Jongeren

De continuïteit van de jeugdzorg wordt in sommige gemeenten bedreigd. De productiecijfers van aanbieders van jeugdzorg zijn veel hoger dan het budget dat het rijk berekend heeft. Daarnaast komen gemeenten 15 miljoen euro tekort, op jaarbasis, omdat ze op grond van het woonplaatsbeginsel ook zware en dure vormen van jeugdhulp moeten betalen aan kinderen van buiten de eigen regio. Dit meldt Skipr. 
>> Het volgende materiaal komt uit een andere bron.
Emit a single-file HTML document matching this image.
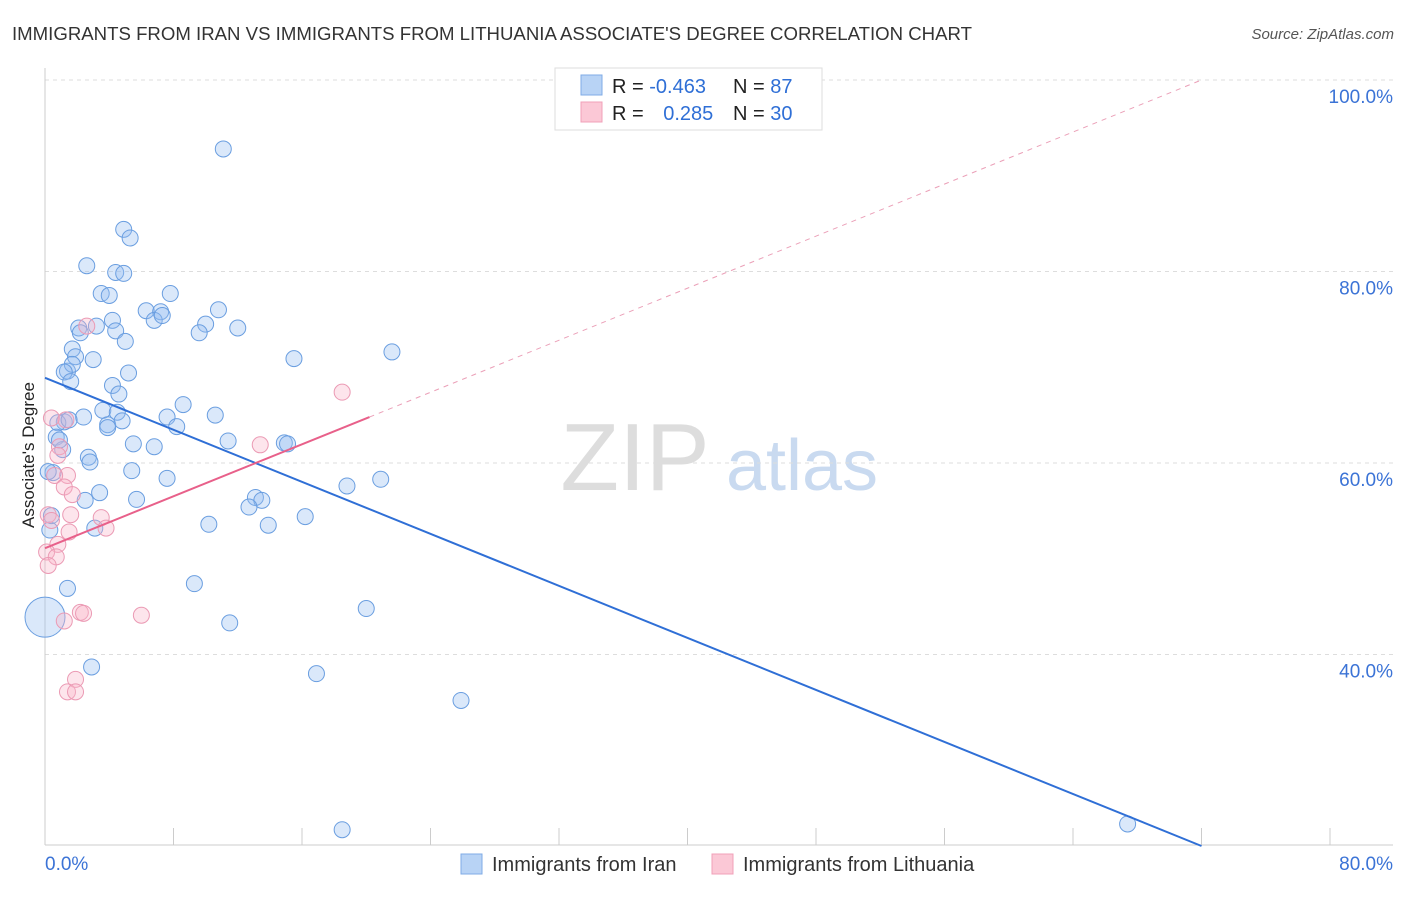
<!DOCTYPE html>
<html><head><meta charset="utf-8"><style>
body{margin:0;background:#fff;font-family:"Liberation Sans",sans-serif;}
svg text{font-family:"Liberation Sans",sans-serif;}
</style></head><body>
<svg id="chart" width="1406" height="892" xmlns="http://www.w3.org/2000/svg">
<text x="12" y="40" font-size="18" fill="#333" textLength="960" lengthAdjust="spacingAndGlyphs">IMMIGRANTS FROM IRAN VS IMMIGRANTS FROM LITHUANIA ASSOCIATE'S DEGREE CORRELATION CHART</text>
<text x="1394" y="39" font-size="15" fill="#555" text-anchor="end" font-style="italic">Source: ZipAtlas.com</text>
<g>
<text x="635" y="490" font-size="96" fill="#ddd" font-family="Liberation Serif" text-anchor="middle">ZIP</text>
<text x="802" y="490" font-size="72" fill="#c9daf0" text-anchor="middle">atlas</text>
</g>
<g id="grid"></g>
<g id="axes"></g>
<g id="marks"></g>
<text transform="translate(34,455) rotate(-90)" font-size="17" fill="#222" text-anchor="middle">Associate's Degree</text>
<g>
<rect x="555" y="68" width="267" height="62" fill="#fff" stroke="#ddd"/>
<rect x="581" y="75" width="21" height="20" fill="#b8d3f5" stroke="#7fabe6"/>
<rect x="581" y="102" width="21" height="20" fill="#fbc8d6" stroke="#f0a0b8"/>
<text x="612" y="93" font-size="20" fill="#222">R = <tspan fill="#2f6fd6">-0.463</tspan></text>
<text x="733" y="93" font-size="20" fill="#222">N = <tspan fill="#2f6fd6"> 87</tspan></text>
<text x="612" y="120" font-size="20" fill="#222">R = <tspan fill="#2f6fd6" dx="14">0.285</tspan></text>
<text x="733" y="120" font-size="20" fill="#222">N = <tspan fill="#2f6fd6">30</tspan></text>
</g>
<g>
<rect x="461" y="854" width="21" height="20" fill="#b8d3f5" stroke="#7fabe6"/>
<text x="492" y="871" font-size="20" fill="#333">Immigrants from Iran</text>
<rect x="712" y="854" width="21" height="20" fill="#fbc8d6" stroke="#f0a0b8"/>
<text x="743" y="871" font-size="20" fill="#333">Immigrants from Lithuania</text>
</g>
</svg>
<script>
const yTicks=[40,60,80,100];
const yTickLabels=["40.0%","60.0%","80.0%","100.0%"];
const xTickLabels=["0.0%","80.0%"];
const iranX=[11.1,4.9,5.3,2.6,4.4,4.9,3.5,4.0,7.8,6.3,7.2,10.8,6.8,7.3,4.2,3.2,2.1,2.2,4.4,10.0,12.0,9.6,5.0,1.7,3.0,1.9,15.5,21.6,1.4,1.7,1.2,5.2,1.6,4.2,4.6,8.6,3.6,4.5,7.6,2.4,10.6,1.2,0.8,1.5,3.9,8.2,4.8,0.7,5.5,6.8,11.4,14.9,15.1,1.1,2.7,2.8,5.4,7.6,0.5,20.9,18.8,3.4,2.5,5.7,13.1,13.5,12.7,16.2,10.2,13.9,3.1,0.3,0.4,1.4,9.3,20.0,11.5,2.9,16.9,25.9,18.5,67.4,0.9,0.2,3.9,0];
const iranY=[92.8,84.4,83.5,80.6,79.9,79.8,77.7,77.5,77.7,75.9,75.8,76.0,74.9,75.4,74.9,74.3,74.1,73.6,73.8,74.5,74.1,73.6,72.7,71.9,70.8,71.1,70.9,71.6,69.6,70.3,69.5,69.4,68.5,68.1,67.2,66.1,65.5,65.3,64.8,64.8,65.0,64.3,64.2,64.5,64.0,63.8,64.4,62.7,62.0,61.7,62.3,62.1,62.0,61.4,60.6,60.1,59.2,58.4,59.0,58.3,57.6,56.9,56.1,56.2,56.4,56.1,55.4,54.4,53.6,53.5,53.2,53.0,54.5,46.9,47.4,44.8,43.3,38.7,38.0,35.2,21.7,22.3,62.4,59.1,63.7,43.9];
const iranBig=[0,0,0,0,0,0,0,0,0,0,0,0,0,0,0,0,0,0,0,0,0,0,0,0,0,0,0,0,0,0,0,0,0,0,0,0,0,0,0,0,0,0,0,0,0,0,0,0,0,0,0,0,0,0,0,0,0,0,0,0,0,0,0,0,0,0,0,0,0,0,0,0,0,0,0,0,0,0,0,0,0,0,0,0,0,1];
const lithX=[0.4,1.3,2.6,0.9,1.4,0.6,1.2,1.7,0.2,0.4,1.6,3.5,3.8,1.5,0.8,0.1,0.7,0.2,2.2,2.4,6.0,1.2,1.9,1.4,1.9,18.5,13.4,0.8];
const lithY=[64.7,64.5,74.3,61.7,58.7,58.7,57.5,56.7,54.6,54.0,54.6,54.3,53.2,52.8,51.5,50.7,50.2,49.3,44.4,44.3,44.1,43.5,37.4,36.1,36.1,67.4,61.9,60.8];
const iranTrend=[[0,68.9],[72,20.0]];
const lithTrend=[[0,51.1],[20.2,64.8]];
const lithTrendExt=[[20.2,64.8],[72,100]];

const NS="http://www.w3.org/2000/svg";
const X0=45,X1=1330,YTOP=80,PXPER=9.575;
const sx=v=>X0+(v/80)*(X1-X0);
const sy=v=>YTOP+(100-v)*PXPER;
function mk(tag,attrs,parent){const e=document.createElementNS(NS,tag);for(const k in attrs)e.setAttribute(k,attrs[k]);parent.appendChild(e);return e;}
const grid=document.getElementById('grid'),axes=document.getElementById('axes'),marks=document.getElementById('marks');
yTicks.forEach((t,i)=>{
 const l=mk('line',{x1:45,x2:1393,y1:sy(t),y2:sy(t),stroke:'#ddd','stroke-dasharray':'4,4'},grid);
 
 
 const tx=mk('text',{x:1393,y:sy(t)+23,'font-size':19,fill:'#3b73d6','text-anchor':'end'},axes);
 tx.textContent=yTickLabels[i];
 
 
});
const ax=mk('line',{x1:45,x2:1393,y1:845,y2:845,stroke:'#ccc'},axes);


const ay=mk('line',{x1:45,x2:45,y1:68,y2:845,stroke:'#ccc'},axes);


for(let i=1;i<=10;i++){
 const tk=mk('line',{x1:sx(i*8),x2:sx(i*8),y1:828,y2:845,stroke:'#ccc'},axes);
 
 
}
const xl0=mk('text',{x:45,y:870,'font-size':19,fill:'#3b73d6'},axes);xl0.textContent=xTickLabels[0];


const xl1=mk('text',{x:1393,y:870,'font-size':19,fill:'#3b73d6','text-anchor':'end'},axes);xl1.textContent=xTickLabels[1];


iranX.forEach((v,i)=>{
 const c=mk('circle',{cx:sx(v),cy:sy(iranY[i]),r:iranBig[i]?20:8,fill:'rgba(150,190,240,0.35)',stroke:'#6a9ee0','stroke-width':1},marks);
 
 
});
lithX.forEach((v,i)=>{
 const c=mk('circle',{cx:sx(v),cy:sy(lithY[i]),r:8,fill:'rgba(248,180,200,0.35)',stroke:'#eb9ab4','stroke-width':1},marks);
 
 
});
const t1=mk('line',{x1:sx(iranTrend[0][0]),y1:sy(iranTrend[0][1]),x2:sx(iranTrend[1][0]),y2:sy(iranTrend[1][1]),stroke:'#2f6fd6','stroke-width':2},marks);


const t2=mk('line',{x1:sx(lithTrend[0][0]),y1:sy(lithTrend[0][1]),x2:sx(lithTrend[1][0]),y2:sy(lithTrend[1][1]),stroke:'#e8608a','stroke-width':2},marks);


const t3=mk('line',{x1:sx(lithTrendExt[0][0]),y1:sy(lithTrendExt[0][1]),x2:sx(lithTrendExt[1][0]),y2:sy(lithTrendExt[1][1]),stroke:'#eba0b8','stroke-width':1,'stroke-dasharray':'5,5'},marks);


</script>
</body></html>
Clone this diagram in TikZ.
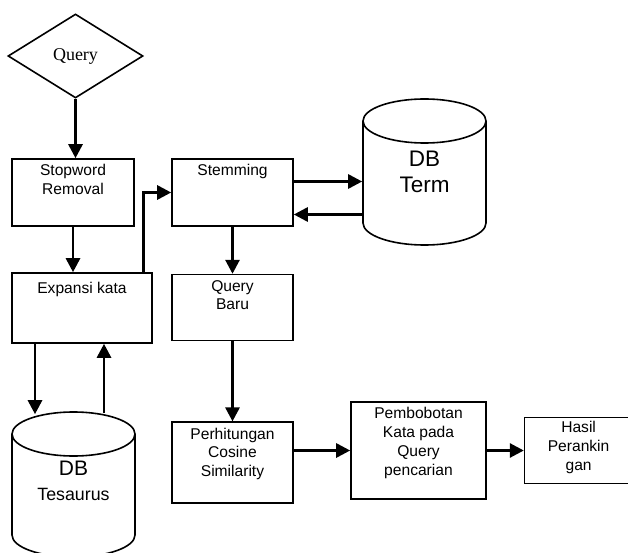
\documentclass[tikz,border=0pt]{standalone}
\usepackage{fontspec}
\setmainfont{Liberation Sans}
\newfontfamily\qserif{Liberation Serif}
\usepackage{tikz}
\usetikzlibrary{arrows.meta,shapes.geometric,positioning}

\begin{document}
\begin{tikzpicture}[x=1pt,y=-1pt,>={Triangle[length=14pt,width=14pt]},line width=2.8pt,
    base node/.style={rectangle,draw,line width=1.6pt},
    top text/.style={anchor=north,align=center,inner sep=0pt,yshift=-5pt,font=\fontsize{15.6}{18.8}\selectfont},
    db node/.style={cylinder,shape border rotate=90,aspect=1.1,inner sep=20pt,draw,line width=1.6pt,anchor=shape center},
    db text/.style={align=center,inner sep=0pt}]

	\path[use as bounding box] (0,0) rectangle (628,553);
	\clip (0,0) rectangle (628,553);

	\node[diamond,draw,line width=1.6pt,minimum width=135pt,minimum height=84pt,aspect=1.6,inner sep=0pt,font=\qserif\fontsize{18}{20}\selectfont] (q) at (75.5,56) {Query};
	\node[base node,minimum width=122pt,minimum height=67pt,label={[top text]north:Stopword\\Removal}] (stop) at (73,192.5) {};
	\node[base node,minimum width=121pt,minimum height=67pt,label={[top text]north:Stemming}] (stem) at (232.5,192.5) {};
	\node[base node,minimum width=140pt,minimum height=70pt,label={[top text,yshift=-4pt]north:Expansi kata}] (exp) at (82,308) {};
	\node[base node,minimum width=121pt,minimum height=66pt,label={[top text]north:Query\\Baru}] (qb) [below=47pt of stem] {};
	\node[base node,minimum width=121pt,minimum height=81pt,label={[top text]north:Perhitungan\\Cosine\\Similarity}] (perh) [below=80pt of qb] {};
	\node[base node,minimum width=135pt,minimum height=97pt,label={[top text]north:Pembobotan\\Kata pada\\Query\\pencarian}] (pemb) at (418.5,450.5) {};
	\node[base node,minimum width=108pt,minimum height=66pt,label={[top text,yshift=1.5pt]north:Hasil\\Perankin\\gan}] (hasil) [right=37pt of pemb] {};

	\node[db node,minimum width=123pt,minimum height=146pt] (term) at (424.5,172) {};
	\node[db text,font=\fontsize{22.5}{26}\selectfont] (termtext) at (term.shape center) {DB\\Term};
	\node[db node,minimum width=123pt,minimum height=145pt] (tes) at (73.5,484.5) {};
	\node[db text,font=\fontsize{21}{25}\selectfont,yshift=4pt] (testext) at (tes.shape center) {DB\\\fontsize{17.8}{21}\selectfont Tesaurus};

	\draw[->] (q.south) -- (q.south |- stop.north);
	\draw[->] (stop.south) -- (stop.south |- exp.north);
	\draw[->] ([xshift=-9pt]exp.north east) |- (stem.west);
	\draw[->] ([yshift=11pt]stem.east) -- ([yshift=11pt]stem.east -| term.west);
	\draw[->] ([yshift=-22pt]stem.east -| term.west) -- ([yshift=-22pt]stem.east);
	\draw[->] ([xshift=-47pt]exp.south) -- ([xshift=-47pt,yshift=-3pt]exp.south |- tes.north);
	\draw[->] ([xshift=22pt,yshift=-2pt]exp.south |- tes.north) -- ([xshift=22pt]exp.south);
	\draw[->] (perh.east |- pemb.west) -- (pemb.west);

	\path[->]
	(stem) edge (qb)
	(qb) edge (perh)
	(pemb) edge (hasil);

\end{tikzpicture}
\end{document}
Dit schrijft de Vereniging Nederlandse Gemeenten (VNG) in een open brief. Zij trekken aan de bel; nu de gemeenten druk bezig zijn om de financiële gevolgen van de overheveling van jeugdzorg met de regionale aanbieders te bespreken blijkt dat de aanbieders van jeugdzorg aanzienlijk meer vragen dan de gemeenten aan budget beschikbaar hebben. 
 
Een groot probleem voor de gemeenten zijn daarbij de instellingen die in hun regio staan die kinderen uit het hele land opvangen. Gemeenten zijn op grond van het zogeheten woonplaatsbeginsel verantwoordelijk voor jeugdhulp wanneer een jongeren in hun regio woont, ook wanneer ze opgenomen zijn in een residentiële instelling in de gemeente. Gemeenten waar dus veel zware en dure vormen van jeugdhulp aangeboden worden, zoals in de regio Zuidoost Utrecht, zijn verantwoordelijk voor jeugdigen van buiten de eigen regio. Hierdoor komen ze, zo schrijft de VNG in de brief, op jaarbasis in ieder geval 15 miljoen euro te kort. 
 
Daarnaast is de informatievoorziening naar de gemeenten toe niet op orde, zo stelt de brief. “Problematisch is dat gemeenten geen bron hebben om de opgaven van de zorgaanbieders te verifiëren,” aldus de VNG. “Het rijk kan die productiecijfers van aanbieders per gemeente immers niet leveren vanuit de verschillende landelijke bronnen.”
 
Het VWS heeft eerder al te kennen gegeven een bedrag van 60 miljoen euro beschikbaar te stellen voor jeugdzorg. De VNG betwijfelt of dit genoeg is en schrijft in de brief dat ze ook de 90 miljoen euro die uit het provinciefonds vrijkomt in 2015 wil kunnen gebruiken.